Speculazione. Qualcuno si è ben arricchito e oggi impreca contro la stagnazione. Vi risulta che ci stata qualche azione dura e decisa contro la speculazione? Ci sarà contro la stagnazione? Contro la stagnazione ci sono due ricette evergreen: la guerra e le opere pubbliche. Gli Stati Uniti puntano sulla guerra, noi sulle grandi opere. Lo abbiamo sempre fatto, siamo i più grandi costruttori di cattedrali nel deserto.

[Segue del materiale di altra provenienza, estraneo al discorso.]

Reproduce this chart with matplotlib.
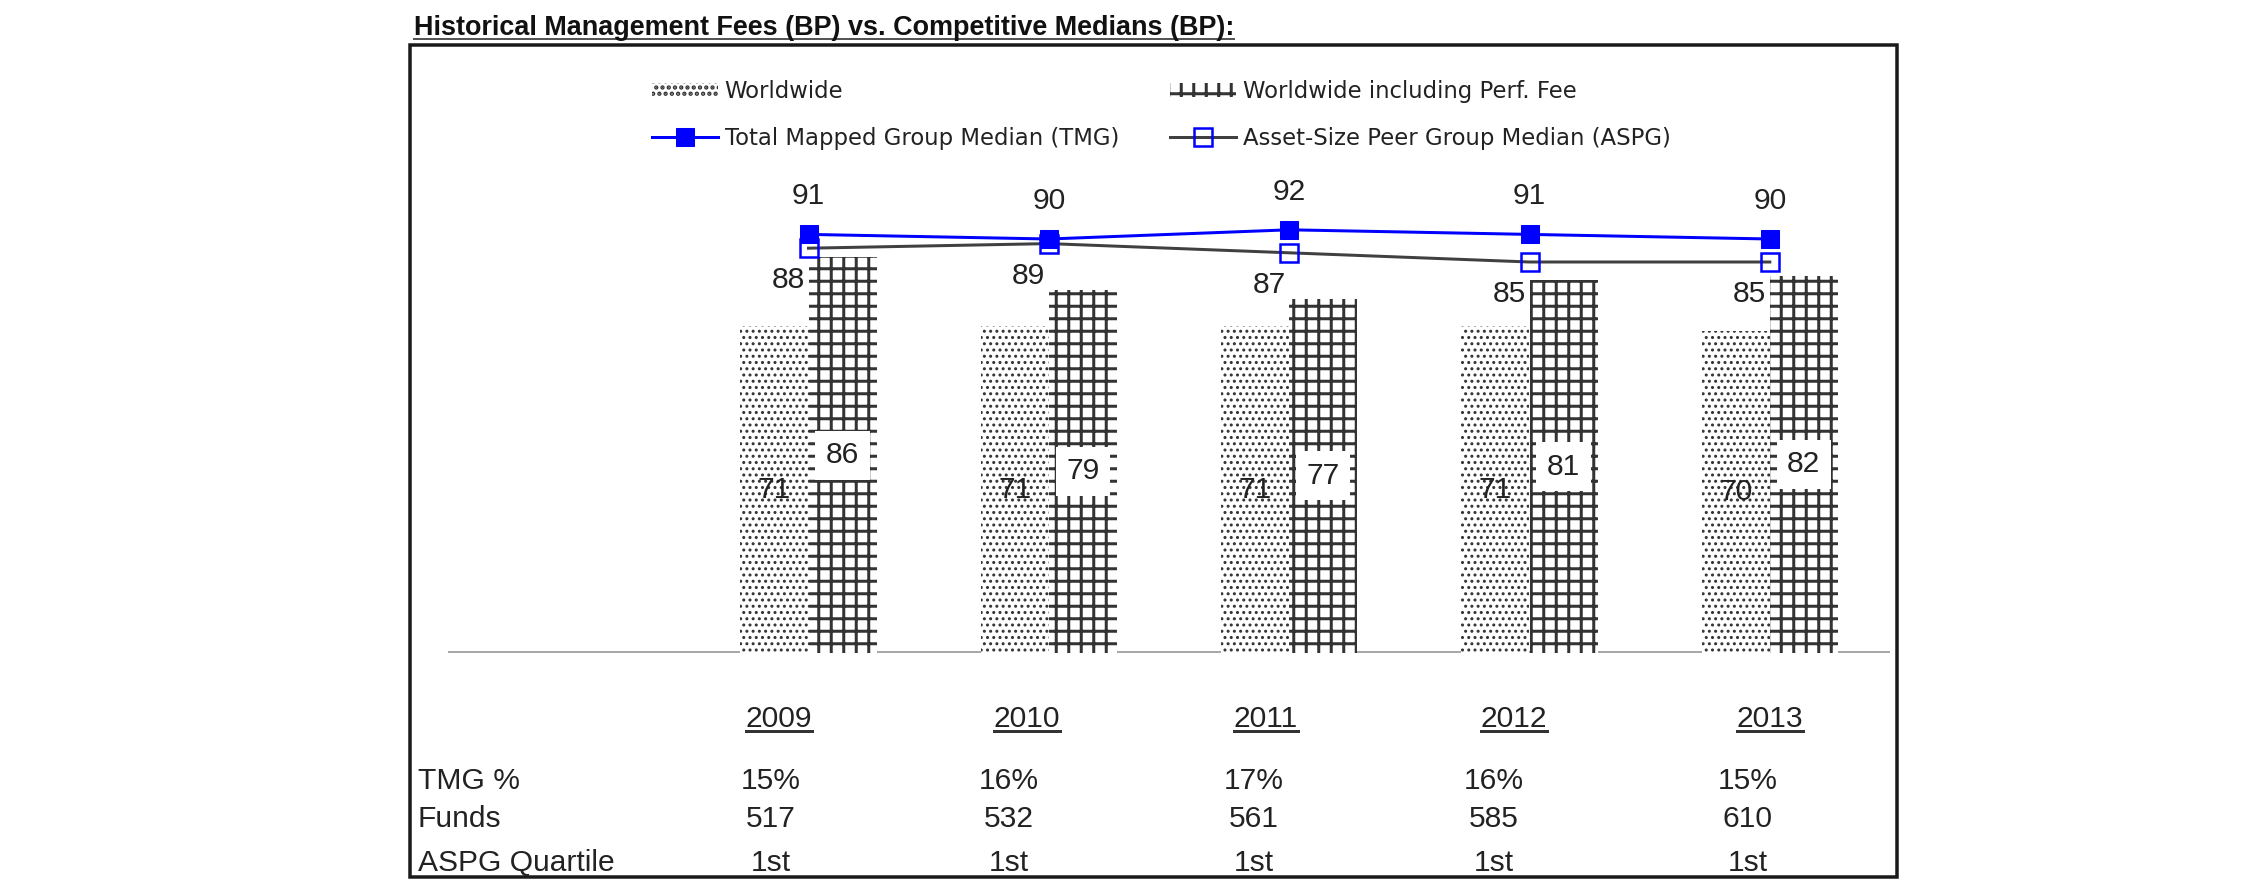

Come si finanzieranno i progetti? La casse dello Stato stagnano, vendere il patrimonio si può fare solo una volta. Il ministro Lunardi dice che il momento è giunto per rivedere le tariffe ferroviarie e autostradali. Ecco dove si possono trovare i soldi: ce li mettiamo noi che andiamo in treno e in auto. Devo solo capire dove troverò i soldi, visto che c'è la stagnazione dei miei introiti. Se dovrò pagare di più i servizi, la mia stagnazione diventerà recessione, anche per l'Istat.

Oltre a quello degli speculatori, c'è un solo reddito che non stagna, anzi, si sviluppa: quello dei parlamentari, che l'altra settimana si sono fatti un altro aumentino. Per le nuove esigenze, hanno spiegato. Esigenze di che? Il Parlamento mi sembra quello di sempre, al suo peggio. Avranno per la fine dell'anno l'immunità, hanno la deroga al codice della strada per le loro auto di servizio. Saranno gli unici nel Paese che guadagneranno quello che gli pare, che potranno offendere e diffamare a gogò, scorazzare a duecento all'ora. Si stanno organizzando in casta. Per mantenere in vita una casta ci vogliono milioni di servi. Gli stessi servi che vanno bene anche per ingrassare gli speculatori. Eccoci qua.